_Stated exercise_. Leave out the pictures and retype only the lines from the opening line to the line that holds "from matplotlib.colors import", both ends included.

-- START Dataset extract --

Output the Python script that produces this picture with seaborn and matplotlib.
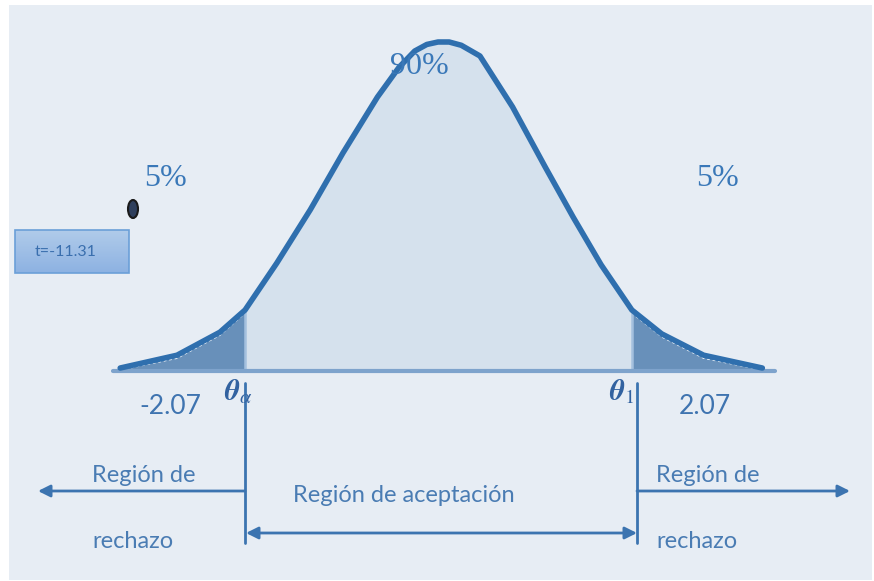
import numpy as np
import pandas as pd
import matplotlib
matplotlib.use("Agg")
import matplotlib.pyplot as plt
import seaborn as sns
from matplotlib.patches import Rectangle, Ellipse
from matplotlib.colors import LinearSegmentedColormap

# ---- data ----
z_vals = [-3.41, -2.80, -2.34, -2.07, -1.73, -1.37, -1.02, -0.65, -0.42, -0.25, -0.12, 0.00,
          0.12, 0.25, 0.45, 0.80, 1.15, 1.45, 1.75, 2.08, 2.40, 2.85, 3.48]
dens_vals = [0.0024, 0.018, 0.046, 0.073, 0.130, 0.195, 0.264, 0.332, 0.368, 0.388, 0.396, 0.399,
             0.399, 0.395, 0.382, 0.320, 0.247, 0.186, 0.128, 0.073, 0.044, 0.018, 0.0024]
z_left, z_right = -2.07, 2.08
tail_pct = ["5%", "5%"]
center_pct = "90%"
crit_labels = ["-2.07", "2.07"]
t_label = "t=-11.31"
region_labels = ["Región de", "rechazo", "Región de aceptación"]

df = pd.DataFrame({"z": z_vals, "dens": dens_vals})

W, H = 874, 581
sns.set_theme(style="white")
plt.rcParams["mathtext.fontset"] = "stix"
fig = plt.figure(figsize=(W / 100, H / 100), dpi=100)
fig.patch.set_facecolor("white")

# pixel overlay axes (background + annotations)
bg = fig.add_axes([0, 0, 1, 1])
bg.set_xlim(0, W); bg.set_ylim(H, 0); bg.axis("off")
bg.add_patch(Rectangle((9, 5), 863, 575, facecolor="#e7edf4", edgecolor="none", zorder=0))

# curve axes, mapped so that z=0 -> px 438, baseline -> py 370
ax = fig.add_axes([0, 0, 1, 1])
ax.patch.set_alpha(0)
pxu = 93.2
du = 0.399 / 328
ax.set_xlim((0 - 438) / pxu, (W - 438) / pxu)
ax.set_ylim((370 - H) * du, 370 * du)
ax.axis("off")

zz = np.array(z_vals); dd = np.array(dens_vals)
mid = (zz >= z_left) & (zz <= z_right)
lt = zz <= z_left
rt = zz >= z_right
ax.fill_between(zz[mid], 0, dd[mid], color="#d5e1ed", lw=0, zorder=1)
ax.fill_between(zz[lt], 0, dd[lt], color="#6890ba", lw=0, zorder=1)
ax.fill_between(zz[rt], 0, dd[rt], color="#6890ba", lw=0, zorder=1)
# white dotted highlight inside tails
ax.plot(zz[lt], np.maximum(dd[lt] - 3 * du, 0), color="white", lw=1, ls=(0, (2, 2)), zorder=2)
ax.plot(zz[rt], np.maximum(dd[rt] - 3 * du, 0), color="white", lw=1, ls=(0, (2, 2)), zorder=2)
# cut lines
ax.plot([z_left, z_left], [0, dd[zz == z_left][0]], color="#a4c0de", lw=1.8, zorder=2)
ax.plot([z_right, z_right], [0, dd[zz == z_right][0]], color="#a4c0de", lw=1.8, zorder=2)
# baseline
ax.plot([(113 - 438) / pxu, (775 - 438) / pxu], [-1 * du, -1 * du], color="#7ea3cc", lw=3, zorder=2)
sns.lineplot(data=df, x="z", y="dens", ax=ax, color="#2f6fae", lw=4, sort=False, zorder=3,
             solid_joinstyle="round", solid_capstyle="round")
ax.set_xlabel(""); ax.set_ylabel("")

# annotations on pixel overlay (draw on top)
ov = fig.add_axes([0, 0, 1, 1])
ov.patch.set_alpha(0)
ov.set_xlim(0, W); ov.set_ylim(H, 0); ov.axis("off")

serif = "Liberation Serif"
sans = "Lato"
tc = "#3a78b8"
ov.text(419, 67, center_pct, fontsize=23, family=serif, color=tc, ha="center", va="center")
ov.text(165, 178, tail_pct[0], fontsize=23, family=serif, color=tc, ha="center", va="center")
ov.text(718, 178, tail_pct[1], fontsize=23, family=serif, color=tc, ha="center", va="center")

ov.add_patch(Ellipse((133, 209), 10, 18, facecolor="#2f3f5c", edgecolor="#1a1a1a", lw=1.5, zorder=5))

grad = np.linspace(0, 1, 50).reshape(-1, 1)
cm = LinearSegmentedColormap.from_list("g", ["#b0cbea", "#8db2e2"])
ov.imshow(grad, extent=(15, 129, 273, 230), cmap=cm, aspect="auto", zorder=4)
ov.add_patch(Rectangle((15, 230), 114, 43, facecolor="none", edgecolor="#6b9fd8", lw=1.2, zorder=5))
ov.text(66, 252, t_label, fontsize=11.5, family=sans, color="#3a6fae", ha="center", va="center", zorder=6)
ov.set_xlim(0, W); ov.set_ylim(H, 0)

lc = "#3f74b0"
ov.text(170, 406, crit_labels[0], fontsize=19, family=sans, color=lc, ha="center", va="center")
ov.text(705, 406, crit_labels[1], fontsize=19, family=sans, color=lc, ha="center", va="center")
ov.text(238, 392, r"$\boldsymbol{\theta}_{\alpha}$", fontsize=21, color="#3262a0", ha="center", va="center")
ov.text(622, 392, r"$\boldsymbol{\theta}_{1}$", fontsize=21, color="#3262a0", ha="center", va="center")

ac = "#3c74b0"
ov.plot([245, 245], [383, 543], color=ac, lw=2)
ov.plot([637, 637], [383, 543], color=ac, lw=2)
ov.annotate("", xy=(38, 491), xytext=(245, 491),
            arrowprops=dict(arrowstyle="-|>", color=ac, lw=2, mutation_scale=18, shrinkA=0, shrinkB=0))
ov.annotate("", xy=(850, 491), xytext=(637, 491),
            arrowprops=dict(arrowstyle="-|>", color=ac, lw=2, mutation_scale=18, shrinkA=0, shrinkB=0))
ov.annotate("", xy=(246, 533), xytext=(637, 533),
            arrowprops=dict(arrowstyle="<|-|>", color=ac, lw=2, mutation_scale=18, shrinkA=0, shrinkB=0))

rc = "#4a7cb3"
ov.text(92, 475, region_labels[0], fontsize=17, family=sans, color=rc, ha="left", va="center")
ov.text(92, 541, region_labels[1], fontsize=17, family=sans, color=rc, ha="left", va="center")
ov.text(656, 475, region_labels[0], fontsize=17, family=sans, color=rc, ha="left", va="center")
ov.text(656, 541, region_labels[1], fontsize=17, family=sans, color=rc, ha="left", va="center")
ov.text(404, 496, region_labels[2], fontsize=17, family=sans, color=rc, ha="center", va="center")

fig.savefig("out.png", dpi=100, facecolor="white")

-- END Dataset extract --

_Completed exercise_.
Output the Python script that produces this picture with seaborn and matplotlib.
import numpy as np
import pandas as pd
import matplotlib
matplotlib.use("Agg")
import matplotlib.pyplot as plt
import seaborn as sns
from matplotlib.patches import Rectangle, Ellipse
from matplotlib.colors import LinearSegmentedColormap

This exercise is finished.